### OBJECTIVE
Write out the data below exactly as given, without any of its pictures.

### COLLECTED DATA

— Begin —

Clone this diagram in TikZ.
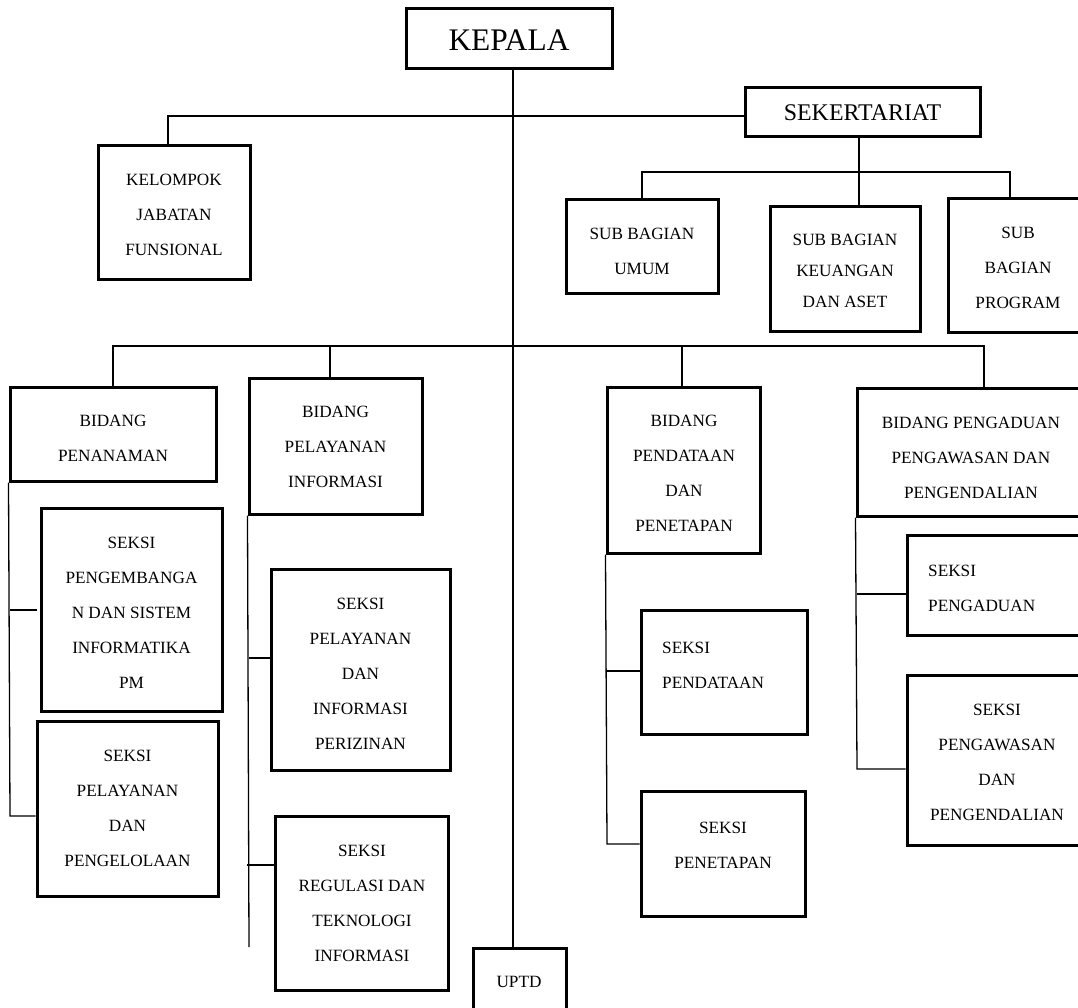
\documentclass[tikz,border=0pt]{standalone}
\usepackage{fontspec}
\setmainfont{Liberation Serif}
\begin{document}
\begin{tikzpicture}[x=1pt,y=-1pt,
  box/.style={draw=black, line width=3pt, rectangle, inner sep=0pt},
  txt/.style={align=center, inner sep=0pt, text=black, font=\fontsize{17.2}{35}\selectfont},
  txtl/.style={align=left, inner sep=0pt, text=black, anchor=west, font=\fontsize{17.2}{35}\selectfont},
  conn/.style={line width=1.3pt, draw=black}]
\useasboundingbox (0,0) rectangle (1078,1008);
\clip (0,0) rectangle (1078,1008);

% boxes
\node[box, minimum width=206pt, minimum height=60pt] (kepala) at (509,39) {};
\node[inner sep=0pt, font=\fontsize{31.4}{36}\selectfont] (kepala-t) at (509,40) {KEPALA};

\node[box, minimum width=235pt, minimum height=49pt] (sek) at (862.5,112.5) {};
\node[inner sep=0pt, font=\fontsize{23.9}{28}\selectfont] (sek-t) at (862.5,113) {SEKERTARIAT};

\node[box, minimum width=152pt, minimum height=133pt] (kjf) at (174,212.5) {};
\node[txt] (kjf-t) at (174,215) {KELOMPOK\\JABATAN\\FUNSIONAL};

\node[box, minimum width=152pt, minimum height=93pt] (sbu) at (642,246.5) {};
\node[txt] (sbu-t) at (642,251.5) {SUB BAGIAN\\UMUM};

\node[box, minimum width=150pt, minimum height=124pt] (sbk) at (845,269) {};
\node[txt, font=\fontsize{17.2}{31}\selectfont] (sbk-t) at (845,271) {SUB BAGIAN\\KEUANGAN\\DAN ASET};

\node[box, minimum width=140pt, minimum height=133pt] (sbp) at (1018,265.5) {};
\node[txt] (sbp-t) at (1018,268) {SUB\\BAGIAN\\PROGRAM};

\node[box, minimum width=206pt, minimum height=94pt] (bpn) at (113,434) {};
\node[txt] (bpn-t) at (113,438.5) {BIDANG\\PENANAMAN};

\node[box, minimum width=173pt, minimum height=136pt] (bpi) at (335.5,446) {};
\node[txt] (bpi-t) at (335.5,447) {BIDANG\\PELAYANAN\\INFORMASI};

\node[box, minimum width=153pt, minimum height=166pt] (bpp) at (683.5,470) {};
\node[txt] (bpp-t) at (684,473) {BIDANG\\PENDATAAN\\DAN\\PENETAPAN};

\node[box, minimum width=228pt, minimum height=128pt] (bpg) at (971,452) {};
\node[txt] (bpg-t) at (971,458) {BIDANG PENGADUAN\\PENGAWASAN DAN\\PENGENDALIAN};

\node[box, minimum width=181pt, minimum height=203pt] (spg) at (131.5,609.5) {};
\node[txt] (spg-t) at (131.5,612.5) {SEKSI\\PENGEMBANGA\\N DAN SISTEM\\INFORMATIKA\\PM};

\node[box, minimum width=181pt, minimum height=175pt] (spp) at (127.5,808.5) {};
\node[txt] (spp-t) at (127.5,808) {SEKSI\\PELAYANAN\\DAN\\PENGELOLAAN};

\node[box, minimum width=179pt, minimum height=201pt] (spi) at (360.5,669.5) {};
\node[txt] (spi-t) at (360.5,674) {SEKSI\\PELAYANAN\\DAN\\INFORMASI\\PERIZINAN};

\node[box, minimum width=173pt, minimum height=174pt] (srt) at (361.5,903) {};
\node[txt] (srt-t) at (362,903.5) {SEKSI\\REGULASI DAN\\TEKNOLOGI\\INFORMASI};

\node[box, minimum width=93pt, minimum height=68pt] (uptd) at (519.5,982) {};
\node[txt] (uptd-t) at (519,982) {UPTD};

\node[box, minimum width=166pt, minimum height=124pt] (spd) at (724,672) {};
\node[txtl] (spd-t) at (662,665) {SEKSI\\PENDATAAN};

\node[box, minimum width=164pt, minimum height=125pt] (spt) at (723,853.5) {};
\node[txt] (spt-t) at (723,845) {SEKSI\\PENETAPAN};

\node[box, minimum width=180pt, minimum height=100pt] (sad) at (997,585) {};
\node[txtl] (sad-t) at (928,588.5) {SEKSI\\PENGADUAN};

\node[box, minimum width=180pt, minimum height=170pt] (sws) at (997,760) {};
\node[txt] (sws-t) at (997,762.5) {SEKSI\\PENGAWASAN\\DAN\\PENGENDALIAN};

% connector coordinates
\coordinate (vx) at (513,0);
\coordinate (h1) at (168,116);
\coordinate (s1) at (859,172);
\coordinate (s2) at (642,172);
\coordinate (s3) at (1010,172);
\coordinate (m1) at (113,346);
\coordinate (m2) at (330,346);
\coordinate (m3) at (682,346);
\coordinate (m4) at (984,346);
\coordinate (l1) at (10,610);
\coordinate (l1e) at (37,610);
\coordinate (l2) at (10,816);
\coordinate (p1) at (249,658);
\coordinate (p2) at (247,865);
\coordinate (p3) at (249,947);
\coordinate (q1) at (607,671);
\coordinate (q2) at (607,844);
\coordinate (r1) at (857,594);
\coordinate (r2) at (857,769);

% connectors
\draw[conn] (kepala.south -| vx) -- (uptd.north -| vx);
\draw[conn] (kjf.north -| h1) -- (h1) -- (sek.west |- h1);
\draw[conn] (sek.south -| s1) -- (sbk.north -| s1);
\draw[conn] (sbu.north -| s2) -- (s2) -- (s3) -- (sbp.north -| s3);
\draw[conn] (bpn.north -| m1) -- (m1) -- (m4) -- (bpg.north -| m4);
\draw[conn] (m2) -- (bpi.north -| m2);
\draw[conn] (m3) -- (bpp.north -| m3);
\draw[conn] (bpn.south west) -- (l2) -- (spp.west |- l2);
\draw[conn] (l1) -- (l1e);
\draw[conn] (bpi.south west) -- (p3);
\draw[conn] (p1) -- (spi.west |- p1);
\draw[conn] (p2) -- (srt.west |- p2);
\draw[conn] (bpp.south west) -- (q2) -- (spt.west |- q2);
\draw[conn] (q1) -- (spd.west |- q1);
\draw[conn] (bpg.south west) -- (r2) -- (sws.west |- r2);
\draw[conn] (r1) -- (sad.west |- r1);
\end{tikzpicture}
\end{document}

— End —

### ANSWER TO THE PROBLEM
Clone this diagram in TikZ.
\documentclass[tikz,border=0pt]{standalone}
\usepackage{fontspec}
\setmainfont{Liberation Serif}
\begin{document}
\begin{tikzpicture}[x=1pt,y=-1pt,
  box/.style={draw=black, line width=3pt, rectangle, inner sep=0pt},
  txt/.style={align=center, inner sep=0pt, text=black, font=\fontsize{17.2}{35}\selectfont},
  txtl/.style={align=left, inner sep=0pt, text=black, anchor=west, font=\fontsize{17.2}{35}\selectfont},
  conn/.style={line width=1.3pt, draw=black}]
\useasboundingbox (0,0) rectangle (1078,1008);
\clip (0,0) rectangle (1078,1008);

% boxes
\node[box, minimum width=206pt, minimum height=60pt] (kepala) at (509,39) {};
\node[inner sep=0pt, font=\fontsize{31.4}{36}\selectfont] (kepala-t) at (509,40) {KEPALA};

\node[box, minimum width=235pt, minimum height=49pt] (sek) at (862.5,112.5) {};
\node[inner sep=0pt, font=\fontsize{23.9}{28}\selectfont] (sek-t) at (862.5,113) {SEKERTARIAT};

\node[box, minimum width=152pt, minimum height=133pt] (kjf) at (174,212.5) {};
\node[txt] (kjf-t) at (174,215) {KELOMPOK\\JABATAN\\FUNSIONAL};

\node[box, minimum width=152pt, minimum height=93pt] (sbu) at (642,246.5) {};
\node[txt] (sbu-t) at (642,251.5) {SUB BAGIAN\\UMUM};

\node[box, minimum width=150pt, minimum height=124pt] (sbk) at (845,269) {};
\node[txt, font=\fontsize{17.2}{31}\selectfont] (sbk-t) at (845,271) {SUB BAGIAN\\KEUANGAN\\DAN ASET};

\node[box, minimum width=140pt, minimum height=133pt] (sbp) at (1018,265.5) {};
\node[txt] (sbp-t) at (1018,268) {SUB\\BAGIAN\\PROGRAM};

\node[box, minimum width=206pt, minimum height=94pt] (bpn) at (113,434) {};
\node[txt] (bpn-t) at (113,438.5) {BIDANG\\PENANAMAN};

\node[box, minimum width=173pt, minimum height=136pt] (bpi) at (335.5,446) {};
\node[txt] (bpi-t) at (335.5,447) {BIDANG\\PELAYANAN\\INFORMASI};

\node[box, minimum width=153pt, minimum height=166pt] (bpp) at (683.5,470) {};
\node[txt] (bpp-t) at (684,473) {BIDANG\\PENDATAAN\\DAN\\PENETAPAN};

\node[box, minimum width=228pt, minimum height=128pt] (bpg) at (971,452) {};
\node[txt] (bpg-t) at (971,458) {BIDANG PENGADUAN\\PENGAWASAN DAN\\PENGENDALIAN};

\node[box, minimum width=181pt, minimum height=203pt] (spg) at (131.5,609.5) {};
\node[txt] (spg-t) at (131.5,612.5) {SEKSI\\PENGEMBANGA\\N DAN SISTEM\\INFORMATIKA\\PM};

\node[box, minimum width=181pt, minimum height=175pt] (spp) at (127.5,808.5) {};
\node[txt] (spp-t) at (127.5,808) {SEKSI\\PELAYANAN\\DAN\\PENGELOLAAN};

\node[box, minimum width=179pt, minimum height=201pt] (spi) at (360.5,669.5) {};
\node[txt] (spi-t) at (360.5,674) {SEKSI\\PELAYANAN\\DAN\\INFORMASI\\PERIZINAN};

\node[box, minimum width=173pt, minimum height=174pt] (srt) at (361.5,903) {};
\node[txt] (srt-t) at (362,903.5) {SEKSI\\REGULASI DAN\\TEKNOLOGI\\INFORMASI};

\node[box, minimum width=93pt, minimum height=68pt] (uptd) at (519.5,982) {};
\node[txt] (uptd-t) at (519,982) {UPTD};

\node[box, minimum width=166pt, minimum height=124pt] (spd) at (724,672) {};
\node[txtl] (spd-t) at (662,665) {SEKSI\\PENDATAAN};

\node[box, minimum width=164pt, minimum height=125pt] (spt) at (723,853.5) {};
\node[txt] (spt-t) at (723,845) {SEKSI\\PENETAPAN};

\node[box, minimum width=180pt, minimum height=100pt] (sad) at (997,585) {};
\node[txtl] (sad-t) at (928,588.5) {SEKSI\\PENGADUAN};

\node[box, minimum width=180pt, minimum height=170pt] (sws) at (997,760) {};
\node[txt] (sws-t) at (997,762.5) {SEKSI\\PENGAWASAN\\DAN\\PENGENDALIAN};

% connector coordinates
\coordinate (vx) at (513,0);
\coordinate (h1) at (168,116);
\coordinate (s1) at (859,172);
\coordinate (s2) at (642,172);
\coordinate (s3) at (1010,172);
\coordinate (m1) at (113,346);
\coordinate (m2) at (330,346);
\coordinate (m3) at (682,346);
\coordinate (m4) at (984,346);
\coordinate (l1) at (10,610);
\coordinate (l1e) at (37,610);
\coordinate (l2) at (10,816);
\coordinate (p1) at (249,658);
\coordinate (p2) at (247,865);
\coordinate (p3) at (249,947);
\coordinate (q1) at (607,671);
\coordinate (q2) at (607,844);
\coordinate (r1) at (857,594);
\coordinate (r2) at (857,769);

% connectors
\draw[conn] (kepala.south -| vx) -- (uptd.north -| vx);
\draw[conn] (kjf.north -| h1) -- (h1) -- (sek.west |- h1);
\draw[conn] (sek.south -| s1) -- (sbk.north -| s1);
\draw[conn] (sbu.north -| s2) -- (s2) -- (s3) -- (sbp.north -| s3);
\draw[conn] (bpn.north -| m1) -- (m1) -- (m4) -- (bpg.north -| m4);
\draw[conn] (m2) -- (bpi.north -| m2);
\draw[conn] (m3) -- (bpp.north -| m3);
\draw[conn] (bpn.south west) -- (l2) -- (spp.west |- l2);
\draw[conn] (l1) -- (l1e);
\draw[conn] (bpi.south west) -- (p3);
\draw[conn] (p1) -- (spi.west |- p1);
\draw[conn] (p2) -- (srt.west |- p2);
\draw[conn] (bpp.south west) -- (q2) -- (spt.west |- q2);
\draw[conn] (q1) -- (spd.west |- q1);
\draw[conn] (bpg.south west) -- (r2) -- (sws.west |- r2);
\draw[conn] (r1) -- (sad.west |- r1);
\end{tikzpicture}
\end{document}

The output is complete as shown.